People who need to head north on Gunlock Road to get to work in Enterprise, about 45 miles away, have been stuck and if they headed south to St. George and up Highway 18, an hour drive became 120 miles one way. Since there are no grocery stores or other conveniences in the small community, ingress and egress are critical. Emergency services are closest to the north, but via a winding, isolated road.

In 2005, the Santa Clara River was raging at 5,700 cubic feet per second (cfs) through the Gunlock gorge. Three bridges had to be replaced. In 2007, the river roared through the village at 8,000 cfs. A flash flood caused by 3 inches of rain overtopped the road and destroyed the Tonaquint Bridge at Tobin Wash.

“It was an unbelievably big flood,” Jay Leavitt, the Water Commissioner on the Santa Clara River, said. “It scared us. We couldn’t get outta town. It was overwhelming.” Gunlock Road was completely washed out, resulting in a 75-foot wide by 16-foot deep section of the road being destroyed. It hadn’t helped that in 2004 and 2007 forest fires in the area made flooding even more dangerous.

A Federal Emergency Management Agency (FEMA) Legislative Pre-Disaster Mitigation grant (L-PDM) provided $200,000 to Washington County in 2008 to replace metal culverts with larger concrete culverts designed to handle extreme flood flows.

The reason for the change is that L-PDM grants are legislative directives. We don't "award" them. They come from the same pot of gold as the regular PDM grants, but they are handled differently.

Leavitt agrees that the mitigation has helped. In 2010, the Santa Clara River floodwaters tore through the Gunlock gorge at 5,390 cfs, nearly the level of the 2005 event that destroyed the three bridges in Gunlock. Farther downstream, it produced about $10 million in damage costs, but Gunlock was spared. “It’s worth it ten times over!” Leavitt said. “It’s a ‘can’t do without’ bridge. The flood of 2010 was bad, but it wasn’t enough water to even test that bridge. They’ve done such a good job I don’t think it will ever wash out.”
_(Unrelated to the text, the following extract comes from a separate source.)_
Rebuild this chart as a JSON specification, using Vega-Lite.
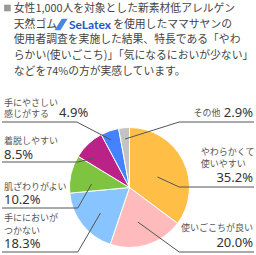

In May 2010, the Iron Man Triathlon used the Gunlock Road area for the 26-mile biking leg of the competition. Cyclists from all over the country arrived in Utah for the qualifying event, bringing an economic boom to the larger town of St. George and the surrounding areas. Local ranchers use the road to move cattle from winter pastures to summer fields. Other tourists use the road while following the Santa Fe Trail. For the locals, it’s the way they get to work as well as how emergency vehicles can get to them.

FEMA's LPDM funding brought new life to the little community, and restored essential ingress and egress routes to the north for emergency services as well as daily errands.